_DATASET SECTION:_
▶

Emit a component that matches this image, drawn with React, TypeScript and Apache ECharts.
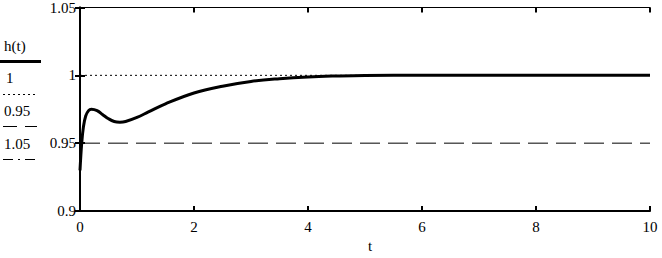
import React, { useEffect, useRef } from "react";
import * as echarts from "echarts";

const tValues = [0, 0.03, 0.06, 0.1, 0.15, 0.2, 0.3, 0.4, 0.5, 0.6, 0.7, 0.8, 1.0, 1.2, 1.5, 2.0, 2.5, 3.0, 3.5, 4.0, 4.5, 5.0, 6.0, 8.0, 10.0];
const hValues = [0.93, 0.95, 0.962, 0.97, 0.974, 0.975, 0.974, 0.971, 0.968, 0.966, 0.9655, 0.966, 0.969, 0.973, 0.979, 0.987, 0.992, 0.9955, 0.9975, 0.9988, 0.9995, 0.9999, 1.0, 1.0, 1.0];
const xTicks = [0, 2, 4, 6, 8, 10];
const yTicks = [0.9, 0.95, 1, 1.05];
const refLevels = [1, 0.95, 1.05];
const legendNames = ["h(t)", "1", "0.95", "1.05"];

const FONT = "Liberation Serif";

export default function App() {
  const ref = useRef<HTMLDivElement>(null);
  useEffect(() => {
    if (!ref.current) return;
    const chart = echarts.init(ref.current, undefined, { renderer: "svg" });
    const hData = tValues.map((t, i) => [t, hValues[i]]);
    const refStyles: any[] = [
      { type: [2, 3], width: 1 },
      { type: [20, 8], width: 1 },
      { type: [14, 5, 2, 5], width: 1 },
    ];
    const legendY = [47, 79, 112, 145];
    const lineY = [61.5, 94.5, 126.5, 159.5];
    const legendLineStyles: any[] = [
      { lineWidth: 3 },
      { lineWidth: 1, lineDash: [2, 3] },
      { lineWidth: 1, lineDash: [14, 8] },
      { lineWidth: 1, lineDash: [10, 5, 2, 5] },
    ];
    const graphics: any[] = [];
    legendNames.forEach((n, i) => {
      graphics.push({
        type: "text",
        left: n === "1" ? 6 : 4,
        top: legendY[i] - 9,
        style: { text: n, font: "15px serif", fill: "#000" },
      });
      graphics.push({
        type: "line",
        shape: { x1: i === 0 ? 0 : 3, y1: lineY[i], x2: i === 0 ? 41 : 37, y2: lineY[i] },
        style: { stroke: "#000", ...legendLineStyles[i] },
      });
    });
    graphics.push({
      type: "text",
      left: 368,
      top: 238,
      style: { text: "t", font: "15px serif", fill: "#000" },
    });

    const axisCommon = {
      axisLine: { show: true, lineStyle: { color: "#000", width: 2 } },
      axisTick: { show: true, inside: true, length: 5, lineStyle: { color: "#000", width: 2 } },
      splitLine: { show: false },
    };

    chart.setOption({
      animation: false,
      backgroundColor: "#fff",
      textStyle: { fontFamily: FONT },
      grid: { left: 80, right: 12, top: 3, bottom: 47 },
      graphic: graphics,
      xAxis: [
        {
          type: "value",
          min: 0,
          max: 10,
          interval: 2,
          ...axisCommon,
          axisLabel: {
            color: "#000",
            fontFamily: FONT,
            fontSize: 15,
            margin: 8,
            formatter: (v: number) => (xTicks.includes(v) ? String(v) : ""),
          },
        },
        {
          type: "value",
          position: "top",
          min: 0,
          max: 10,
          interval: 2,
          axisLine: { show: true, lineStyle: { color: "#000", width: 1 } },
          axisTick: { show: true, inside: true, length: 5, lineStyle: { color: "#000", width: 2 } },
          axisLabel: { show: false },
          splitLine: { show: false },
        },
      ],
      yAxis: [
        {
          type: "value",
          min: 0.9,
          max: 1.05,
          interval: 0.05,
          ...axisCommon,
          axisLabel: {
            color: "#000",
            fontFamily: FONT,
            fontSize: 15,
            margin: 4,
            formatter: (v: number) => {
              const r = Math.round(v * 100) / 100;
              return yTicks.includes(r) ? String(r) : "";
            },
          },
        },
        {
          type: "value",
          position: "right",
          min: 0.9,
          max: 1.05,
          interval: 0.05,
          axisLine: { show: true, lineStyle: { color: "#000", width: 2 } },
          axisTick: { show: true, inside: true, length: 5, lineStyle: { color: "#000", width: 2 } },
          axisLabel: { show: false },
          splitLine: { show: false },
        },
      ],
      series: [
        ...refLevels.map((lv, i) => ({
          type: "line",
          name: legendNames[i + 1],
          data: [[0, lv], [10, lv]],
          showSymbol: false,
          symbol: "none",
          lineStyle: { color: "#000", ...refStyles[i] },
          z: 1,
        })),
        {
          type: "line",
          name: legendNames[0],
          data: hData,
          smooth: 0.4,
          showSymbol: false,
          symbol: "none",
          lineStyle: { color: "#000", width: 3 },
          z: 3,
        },
      ],
    });
    return () => chart.dispose();
  }, []);
  return <div ref={ref} style={{ width: 662, height: 258, position: "absolute", left: 0, top: 0 }} />;
}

◀

_STATED EXERCISE:_ The lines from the top of the data above through the one holding "import * as" are to be repeated exactly, and only those, with no pictures.

_RESPONSE TO THE EXERCISE:_
Emit a component that matches this image, drawn with React, TypeScript and Apache ECharts.
import React, { useEffect, useRef } from "react";
import * as echarts from "echarts";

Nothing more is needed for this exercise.